Love yourself, your neighbour is fine, By Odi Ikpeazu

The hatred of one’s self is a strange mental disease since the human emotion is from all indications, wired towards self love and self preservation. As a result, the apparent masochism which afflicts the Nigerian mind should be the subject of international psychiatric study or at least demand investigation by neutral expert mass psychologists.

The eagerness and glee with which we deride and demean ourselves in almost every field is obvious not only to me, I am sure. Even a recent joyful event such as Tobi Amusan breaking two world records in one night in the hurdles incredibly became contorted in twisted minds and somehow turned into a disparagement to Nigeria despite the athlete herself giving credit to the government of her home state for the encouragement they gave her along the way. Her touching tears on the medals podium were spitefully interpreted by the cynical majority as not of joy but contempt for her country.

When terrorists ambush and kill our soldiers, it is wildly celebrated as yet another monumental failure of our system, whereas if the reverse be the case, it is received with deliberate disbelief and a palpable implicit wish in fact that it should not be true. If a cell of urban guerrillas living in plain sight in the South East is wiped out, the reflexive scornful question is “why have all the bandits in the uncharted forests of Sambisa and the difficult terrain of the North East not been equally obliterated?”

Young soldiers give their lives everyday in the battle against asymmetrical terrorists under unorthodox circumstances but are not just unsung and unheralded but discredited and desecrated as if they were mere soldier ants crawling out of some termites mounds in obscure countryside. Ironicaĺly, while we debase these young men who volunteer the truncation of their lives, the ubiquitous critics and sadists, which include septuagenerians and even octagenerians, attend mosques on Fridays and churches on Sundays begging Allah and Jesus for long life! Our military is berated for not annihilating the extremists in one fell swoop as if it did not take mighty America a coalition of 80 countries and a budget of $9million daily for over multiple years to degrade Islamic State and basically succeed only in channeling their extremism down the Western Sahel into Nigeria and other countries of Northern Western Africa.

The United States announced on Monday that it had killed Ayman al-Zawahri in a drone strike in Afghanistan, ­ending a 21-year manhunt for the terrorist leader, who was instrumental in the attacks of Sept. 11, 2001. Well, good for them.

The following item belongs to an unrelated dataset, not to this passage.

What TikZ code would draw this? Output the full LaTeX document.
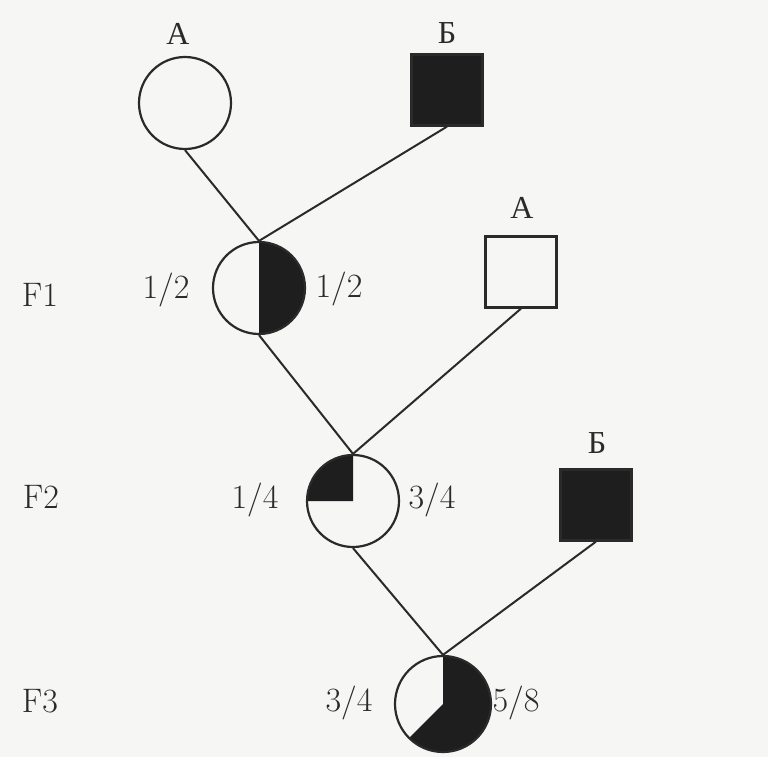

But it is not in our nature merely to acknowledge the story, follow it or enjoy it if possible. No. We have to attempt by some convolution of the distorted mind, to berate our country and compare ourselves unfavourably to America for not achieving similar assassinations. Well, are you kidding me? Like we are not aware how long 250-year old, $22 trillion-dollar-GNP America has been conducting and perfecting the art of diminishing, overthrowing or assasinating foreign leaders who they deem not favourable to their interests? Your brother Patrice Lumumba was killed like a dog in the forests of Katanga the same year $400 billion-dollar-GNP Nigeria became independent and Eisenhower sanctioned it!

Between 1965 in Vietnam and 2022 in Afghanistan, America has disclosed at least sixty successful assassinations of perceived enemies. Multiple assasination attempts were made against Moammar Ghadafi until Obama and Sarkozy finally nailed him in 2012 notably with the help of Libyans who were every bit as self-hating as Nigerians. And see where they have left Libya today, a country which was once a shing light of Africa and one of the world’s leaders in terms of social security for its citizens. Fidel Castro incredibly managed to die naturally only by the skin of his teeth, surviving numerous planned executions as did men like Rafael Trujillo, Ngo Dinh Diem, René Schneider and a host of others.

Talking about the dollar, with each drop of the Naira against it, the news is received by us with a deafening moan of displeasure, which actually camouflages a curious pleasure at our own discomfiture, a classic case of sado-masochism if I ever saw one. It is truly bewildering how a people whose passion is consumption and their aversion is production, even imagines that they could achieve favourable competition against the currency of an imperial nation, whose weapon is exportation and their objective is world domination. Worse is that when the government even attempts to begin to mitigate this collosal anomaly by such devices as protectionism in favour of local production and prohibitive tariffs against foreign importation, the uproar can be heard from Lagos to Washington and without the aid of electronic sound amplification.